Altruism
Selflessness is a delightful idea, a quality capable of transforming the world to a better place, but it’s impossible to obtain. No matter how much a person might sacrifice for the benefit of another, no act can be completley selfless. Take for example, a situation where a young man helps an older woman carry groceries across a busy street. The young man is already late for a meeting, exhausted, devastated by a recent break up, and wary of walking in heavy traffic, but helps anyways. On the surface, the act has a resemeblence to altruism; the older woman reaps the benefits of the interaction, while the man seemingly gains nothing. He didn’t receive a tip, given a thanks, or enter the beginning stages of a new friendship; he assisted and went on about his day.
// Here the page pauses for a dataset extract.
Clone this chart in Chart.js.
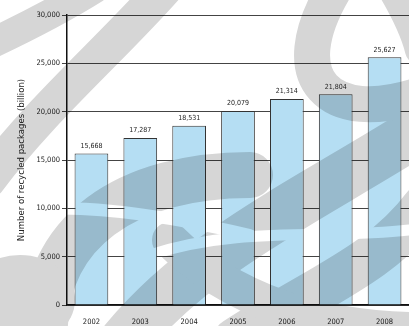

The older woman gained relief in a dicey situation and received assistance without any sacrifice.
However, the man and the act, is not altruistic or selfless. On a concious level, the man could be motivated for a variety of reasons. Perhaps he’s seen an accident in a similar situation, therefore he’s fearful of the potential outcome if he fails to assist. He remembers the intruding image of the previous accident, an image lingering in his mind to this day.
Or perhaps he’s never seen such an accident, but knows he’ll feel a miniscule sense of guilt in his gut if he just watches. The assistance he provides prevents that feeling from coming to fruition.
Maybe the man doesn’t acknowledge or have the capacity to feel guilt for a lack of inaction, but he knows what makes him feel good; helping others. He knows small sacrifices, like walking the older woman across the street, makes him feel positive emotions. Whether that be a feeling of importance, security, kindness, or just happiness, he benefits in some form.
Now, the motivation to assist others while sacrificing in some form solely for the purpose of positive feelings is admirable, but not selfless. The man may truly enjoy helping others, but the question becomes, why is it enjoyable to help others? Why is it important that another person is more comfortable or safe? The answer lies in the man’s past experiences and current state of mind.
It could be his recent break up has striped him with a sense of vulnerability, a vulnerabilty he sees, and can alleviate, in the older woman. It could be a subconcious awareness of the possibility to use the selfless act as a valid, worthy excuse for his boss when he arrives late. It could be a subconcious realization, based on past experiences with exhaustion, that acts of giving provide him energy. Or perhaps it could be he’s tired of not-so-irrationally fearing heavy traffic, spurring himself to action in the name of self-improvement.
Even if the man fails to recognize all of the above and is absolutely unaware of his emotions and motivations, the nurture of his life remains. The man has lived a life full of positive/negative reinforcement, punishment, observation, emotions, and teaching that led him to make his small sacrifice.
For a truly selfless act to occur, the giver must be free of past experience, ignorant of any pros and cons, and unable to gauge future feelings and consequences; all of which are impossible.
While altruism is a noble concept, a proof a person can be good, even better is the act of recognizing motivators. Recognize sacrificing for others is beneficial to yourself, and don’t feel guilty about why or that it exists, use it to sacrifice more often.